When a word is completely traced, users are taken to the Prize Room, where a bouncing monster can eat cupcakes around the screen. The monster can be controlled by touching and dragging him or by tilting the device to slide him around. The word that was just traced is represented on balloons at the top of the screen, and when the user pops them one by one, the sounds of each letter are presented one more time. It’s entertaining and fun to collect monsters from each word, since each one stays in its final position throughout the session.
This app is priced at $2.99 and will provide a lot of solid practice for phonics skills as well as letter formation.
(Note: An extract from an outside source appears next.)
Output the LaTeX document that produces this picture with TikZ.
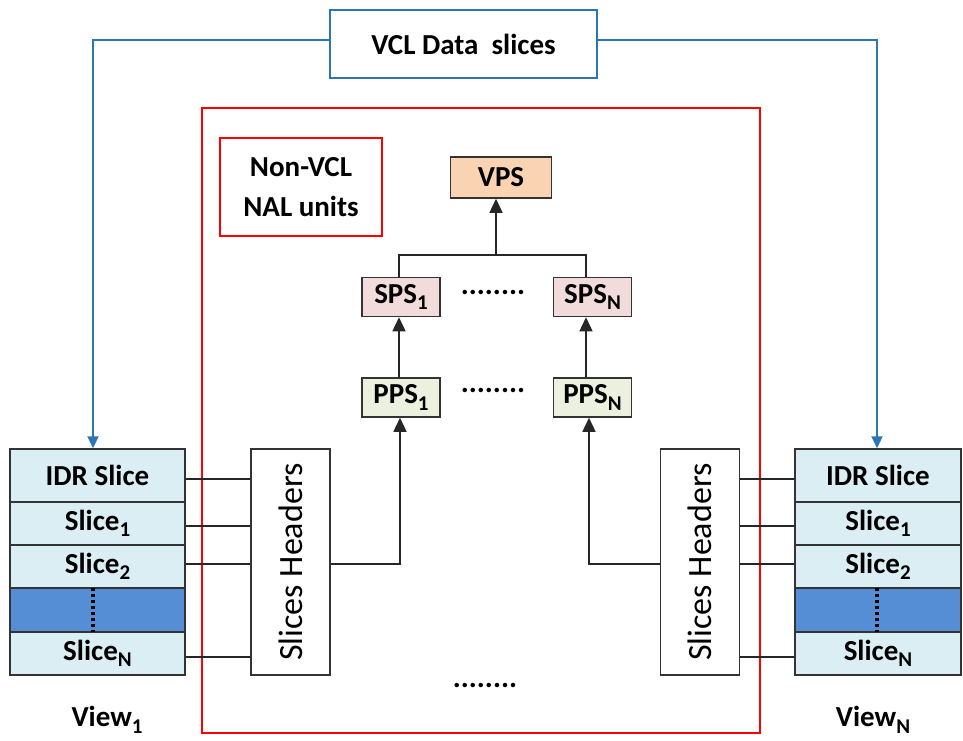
\documentclass[tikz,border=0pt]{standalone}
\usepackage{fontspec}
\setmainfont{Carlito}
\usetikzlibrary{arrows.meta}
\definecolor{lblue}{HTML}{DBEEF4}
\definecolor{dblue}{HTML}{558ED5}
\definecolor{lineblue}{HTML}{2E75B6}
\definecolor{vpsfill}{HTML}{FAD3B3}
\definecolor{spsfill}{HTML}{F2DCDB}
\definecolor{ppsfill}{HTML}{EBF1DE}
\newcommand\subx[1]{\raisebox{-0.22em}{\fontsize{21}{21}\selectfont #1}}
\begin{document}
\begin{tikzpicture}[x=1pt,y=-1pt,
  every node/.style={font=\fontsize{29}{33}\selectfont\bfseries, inner sep=0pt},
  cell/.style={draw=black!80, line width=1.5pt, fill=lblue, minimum width=175pt},
  hdr/.style={draw=black!80, line width=1.5pt, fill=white, minimum width=79pt, minimum height=226pt, font=\fontsize{34}{38}\selectfont},
  param/.style={draw=black!80, line width=1.5pt, minimum width=78pt, minimum height=39pt},
  conn/.style={draw=black!85, line width=1.4pt},
  arr/.style={conn, -{Triangle[length=14pt,width=13pt]}},
  bluearr/.style={draw=lineblue, line width=2.2pt, -{Triangle[length=12pt,width=11pt]}},
  dots/.style={font=\fontsize{30}{32}\selectfont\bfseries}
]
\useasboundingbox (0,0) rectangle (963,740);

% VCL box
\node[draw=lineblue, line width=2.2pt, minimum width=267pt, minimum height=68pt] (vcl) at (463.5,44) {VCL Data \ slices};

% outer red box
\draw[red, line width=2.2pt] (202,108) rectangle (760,733);
\node[draw=red, line width=2.2pt, minimum width=162pt, minimum height=98pt, align=center, font=\fontsize{29}{40}\selectfont\bfseries] (nonvcl) at (301,187) {Non-VCL\\NAL units};

% parameter sets
\node[param, fill=vpsfill, minimum width=101pt, minimum height=41pt] (vps) at (501,177.5) {VPS};
\node[param, fill=spsfill] (sps1) at (401,297) {SPS\subx{1}};
\node[param, fill=spsfill] (spsN) at (592.5,297) {SPS\subx{N}};
\node[param, fill=ppsfill] (pps1) at (401,397.5) {PPS\subx{1}};
\node[param, fill=ppsfill] (ppsN) at (592.5,397.5) {PPS\subx{N}};
\node[dots] (d1) at (493,292) {........};
\node[dots] (d2) at (493,390) {........};
\node[dots] (d3) at (485,685) {........};

\coordinate (jL) at (399,255);
\coordinate (jR) at (586,255);
\coordinate (jM) at (496,255);
\draw[conn] ([xshift=-2pt]sps1.north) -- (jL) -- (jR) -- ([xshift=-6.5pt]spsN.north);
\draw[arr] (jM) -- ([xshift=-5pt]vps.south);
\draw[arr] ([xshift=-2pt]pps1.north) -- ([xshift=-2pt]sps1.south);
\draw[arr] ([xshift=-6.5pt]ppsN.north) -- ([xshift=-6.5pt]spsN.south);

% left view
\node[cell, minimum height=53pt] (idrL) at (97.5,475.5) {IDR Slice};
\node[cell, minimum height=43pt] (s1L) at (97.5,523.5) {Slice\subx{1}};
\node[cell, minimum height=43pt] (s2L) at (97.5,566.5) {Slice\subx{2}};
\node[cell, minimum height=43pt, fill=dblue] (dkL) at (97.5,610) {};
\node[cell, minimum height=43pt] (snL) at (97.5,653.5) {Slice\subx{N}};
\draw[black, line width=3.5pt, dash pattern=on 3pt off 3pt] ([xshift=-4.5pt]dkL.north) -- ([xshift=-4.5pt]dkL.south);
\node[hdr] (hL) at (290.5,562) {\rotatebox{90}{Slices Headers}};
\node (v1) at (107,720) {View\subx{1}};

% right view
\node[cell, minimum height=53pt, minimum width=166pt] (idrR) at (878,475.5) {IDR Slice};
\node[cell, minimum height=43pt, minimum width=166pt] (s1R) at (878,523.5) {Slice\subx{1}};
\node[cell, minimum height=43pt, minimum width=166pt] (s2R) at (878,566.5) {Slice\subx{2}};
\node[cell, minimum height=43pt, minimum width=166pt, fill=dblue] (dkR) at (878,610) {};
\node[cell, minimum height=43pt, minimum width=166pt] (snR) at (878,653.5) {Slice\subx{N}};
\draw[black, line width=3.5pt, dash pattern=on 3pt off 3pt] ([xshift=-1pt]dkR.north) -- ([xshift=-1pt]dkR.south);
\node[hdr] (hR) at (700,562) {\rotatebox{90}{Slices Headers}};
\node (vN) at (873,720) {View\subx{N}};

% header connectors
\draw[conn] (hL.west |- idrL.west) ++(0,3.5) coordinate (a1) -- (idrL.east |- a1);
\draw[conn] (hL.west |- s1L.west) ++(0,2.5) coordinate (a2) -- (s1L.east |- a2);
\draw[conn] (hL.west |- s2L.west) ++(0,-2.5) coordinate (a3) -- (s2L.east |- a3);
\draw[conn] (hL.west |- snL.west) ++(0,3.5) coordinate (a4) -- (snL.east |- a4);
\draw[conn] (hR.east |- idrR.west) ++(0,3.5) coordinate (b1) -- (idrR.west |- b1);
\draw[conn] (hR.east |- s1R.west) ++(0,2.5) coordinate (b2) -- (s1R.west |- b2);
\draw[conn] (hR.east |- s2R.west) ++(0,-2.5) coordinate (b3) -- (s2R.west |- b3);
\draw[conn] (hR.east |- snR.west) ++(0,3.5) coordinate (b4) -- (snR.west |- b4);

\draw[arr] ([yshift=-2pt]hL.east) -| ([xshift=-1pt]pps1.south);
\draw[arr] ([yshift=-2pt]hR.west) -| ([xshift=-3.5pt]ppsN.south);

% blue VCL lines
\draw[bluearr] ([yshift=4pt]vcl.west) -| ([xshift=-4.5pt]idrL.north);
\draw[bluearr] ([yshift=4pt]vcl.east) -| ([xshift=-1pt]idrR.north);
\end{tikzpicture}
\end{document}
With the capability to accommodate multiple players, this is a perfect app for classes working with beginning readers. It would be easy to assign each child a different phonics skill based on his or her current needs, and the ability to see records of each user’s performance is invaluable, especially in special education settings.
This app is very child friendly. It includes no outside advertising, no direct links to the internet and no links to social media. There are links to the App Store to view other products from this developer, and email addresses for support and the company are listed but not linked.
It would be worth considering protecting the parent/teacher information area a bit more vigorously. At present, users need only tap the “Info” button in the lower left corner of the screen to access student records and settings controls. This could allow inquisitive or mischievous users to look at other users’ records or even delete them. Some other developers have created a gate-keeping system that requires an adult to enter the answer to a complex math problem or other information that most adults would know but not the young users.